The service sector grew 3.2 per cent over the same quarter a year ago, and expanded 3.6 per cent for the whole of 2015.
"Singapore's service sector has remained resilient amid one of the weakest years on record for the manufacturing sector," said JP Morgan economist Benjamin Shatil.
Overall, service output rose by about the same magnitude that manufacturing declined, he noted.
Financial services, wholesale and retail trade, and other business services turned in the strongest numbers.
Services' share of the economy has been rising over the years, even as manufacturing's contribution shrank, said Mr Shatil.
Public construction activity such as the Changi Airport expansion and various train lines also helped support growth in the fourth quarter, noted Credit Suisse economist Michael Wan.
The construction sector grew 2.2 per cent in the last three months of the year, and 1.1 per cent over the whole of last year.
Meanwhile, manufacturing was the worst performer.
Factory output plunged 6 per cent in the fourth quarter over the corresponding period a year earlier, weighed down by declines in the electronics, transport engineering and precision engineering clusters.

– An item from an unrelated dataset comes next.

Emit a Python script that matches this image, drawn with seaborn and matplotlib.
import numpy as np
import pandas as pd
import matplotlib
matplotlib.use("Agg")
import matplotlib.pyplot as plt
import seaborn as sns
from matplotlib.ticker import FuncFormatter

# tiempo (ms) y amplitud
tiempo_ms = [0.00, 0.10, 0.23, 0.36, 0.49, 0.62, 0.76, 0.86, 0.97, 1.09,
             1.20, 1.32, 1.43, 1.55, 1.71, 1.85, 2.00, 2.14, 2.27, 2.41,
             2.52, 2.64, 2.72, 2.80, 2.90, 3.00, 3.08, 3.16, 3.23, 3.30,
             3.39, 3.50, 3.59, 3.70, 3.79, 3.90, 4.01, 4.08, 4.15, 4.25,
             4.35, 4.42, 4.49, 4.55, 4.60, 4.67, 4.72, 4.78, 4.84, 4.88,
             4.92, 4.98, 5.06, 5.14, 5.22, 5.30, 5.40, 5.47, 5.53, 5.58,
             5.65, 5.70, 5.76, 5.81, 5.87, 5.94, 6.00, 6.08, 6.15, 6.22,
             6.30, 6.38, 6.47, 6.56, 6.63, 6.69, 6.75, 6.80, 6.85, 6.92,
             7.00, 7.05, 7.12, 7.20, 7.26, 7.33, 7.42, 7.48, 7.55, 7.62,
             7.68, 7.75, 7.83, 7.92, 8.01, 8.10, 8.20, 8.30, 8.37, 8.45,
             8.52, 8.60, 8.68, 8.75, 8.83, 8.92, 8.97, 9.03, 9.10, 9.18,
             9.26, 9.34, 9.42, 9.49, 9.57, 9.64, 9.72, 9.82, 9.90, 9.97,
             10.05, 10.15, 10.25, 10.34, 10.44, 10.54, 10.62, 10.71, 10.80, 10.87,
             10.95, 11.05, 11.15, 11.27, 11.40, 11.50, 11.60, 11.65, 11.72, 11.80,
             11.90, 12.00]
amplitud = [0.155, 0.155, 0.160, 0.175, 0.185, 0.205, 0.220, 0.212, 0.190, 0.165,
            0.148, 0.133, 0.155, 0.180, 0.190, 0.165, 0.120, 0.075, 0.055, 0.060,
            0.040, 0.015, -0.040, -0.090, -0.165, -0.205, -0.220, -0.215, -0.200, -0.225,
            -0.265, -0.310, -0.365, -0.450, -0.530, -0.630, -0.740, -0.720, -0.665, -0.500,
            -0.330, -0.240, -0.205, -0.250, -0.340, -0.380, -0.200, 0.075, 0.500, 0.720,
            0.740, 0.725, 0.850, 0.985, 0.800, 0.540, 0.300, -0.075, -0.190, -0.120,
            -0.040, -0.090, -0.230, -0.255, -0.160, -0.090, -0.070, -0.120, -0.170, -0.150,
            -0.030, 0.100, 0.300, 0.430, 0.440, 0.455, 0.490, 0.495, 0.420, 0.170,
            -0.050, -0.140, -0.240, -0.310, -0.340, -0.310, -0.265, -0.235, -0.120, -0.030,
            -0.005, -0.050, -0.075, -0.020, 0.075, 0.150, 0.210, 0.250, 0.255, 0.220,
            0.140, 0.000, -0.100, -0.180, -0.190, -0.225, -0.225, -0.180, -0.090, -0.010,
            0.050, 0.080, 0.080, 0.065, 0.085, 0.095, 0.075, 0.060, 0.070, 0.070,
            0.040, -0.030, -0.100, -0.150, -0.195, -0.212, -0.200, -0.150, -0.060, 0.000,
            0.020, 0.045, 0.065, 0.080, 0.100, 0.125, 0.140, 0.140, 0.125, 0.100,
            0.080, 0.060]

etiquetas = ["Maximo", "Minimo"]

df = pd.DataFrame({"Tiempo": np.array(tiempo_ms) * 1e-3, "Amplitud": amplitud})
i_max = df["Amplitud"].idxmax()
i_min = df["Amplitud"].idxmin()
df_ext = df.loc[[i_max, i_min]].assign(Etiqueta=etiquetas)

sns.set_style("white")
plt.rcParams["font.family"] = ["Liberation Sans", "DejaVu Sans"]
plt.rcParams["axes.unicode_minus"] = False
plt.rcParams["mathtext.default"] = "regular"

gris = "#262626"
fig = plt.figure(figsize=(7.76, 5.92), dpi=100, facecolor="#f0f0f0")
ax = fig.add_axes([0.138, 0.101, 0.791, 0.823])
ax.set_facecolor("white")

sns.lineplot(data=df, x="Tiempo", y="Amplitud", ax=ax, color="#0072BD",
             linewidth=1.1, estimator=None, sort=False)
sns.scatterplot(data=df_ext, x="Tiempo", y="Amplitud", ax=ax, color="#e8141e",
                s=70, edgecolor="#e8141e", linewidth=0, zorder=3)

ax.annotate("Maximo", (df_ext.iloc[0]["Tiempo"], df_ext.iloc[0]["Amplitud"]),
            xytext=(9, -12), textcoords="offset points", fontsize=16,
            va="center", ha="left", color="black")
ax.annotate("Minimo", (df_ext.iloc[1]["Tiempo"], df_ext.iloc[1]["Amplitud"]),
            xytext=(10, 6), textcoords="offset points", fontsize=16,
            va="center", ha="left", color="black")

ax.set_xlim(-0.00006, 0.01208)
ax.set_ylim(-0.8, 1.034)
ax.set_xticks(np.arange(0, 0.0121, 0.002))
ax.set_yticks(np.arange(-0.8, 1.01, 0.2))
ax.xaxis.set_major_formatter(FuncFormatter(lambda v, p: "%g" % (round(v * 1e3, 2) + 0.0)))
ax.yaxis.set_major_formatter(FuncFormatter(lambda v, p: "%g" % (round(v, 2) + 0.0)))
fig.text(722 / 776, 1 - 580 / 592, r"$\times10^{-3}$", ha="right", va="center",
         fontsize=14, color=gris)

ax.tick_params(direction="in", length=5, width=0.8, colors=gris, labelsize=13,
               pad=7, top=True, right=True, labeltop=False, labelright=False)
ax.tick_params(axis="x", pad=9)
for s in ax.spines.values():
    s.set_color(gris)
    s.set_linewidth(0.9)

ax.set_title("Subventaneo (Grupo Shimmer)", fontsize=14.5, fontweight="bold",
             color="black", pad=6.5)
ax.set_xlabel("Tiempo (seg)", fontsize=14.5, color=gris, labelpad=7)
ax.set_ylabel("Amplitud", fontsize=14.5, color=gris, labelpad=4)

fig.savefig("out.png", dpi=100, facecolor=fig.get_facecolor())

This was the sector's fifth consecutive quarter of year-on-year contraction. It shrank 4.8 per cent over the whole of last year.
Economists said the outlook for manufacturing remains dim, clouded by sluggish global sentiment, weak oil prices and tough domestic conditions.
Bank of America Merrill Lynch's Dr Chua said the sector "has borne the brunt of restructuring pains, with cutbacks on production and employment".
He noted that the manufacturing sector shed 15,600 workers in the first nine months of last year, compared with 4,400 for the whole of 2014.
DBS economist Irvin Seah said there is a risk that the weakness in manufacturing might spill over into other parts of the economy.
"While (the service sector) is known to be a resilient and stable engine of growth for Singapore, (its performance) will be affected by the existing domestic manpower crunch and drag from the manufacturing sector," he said.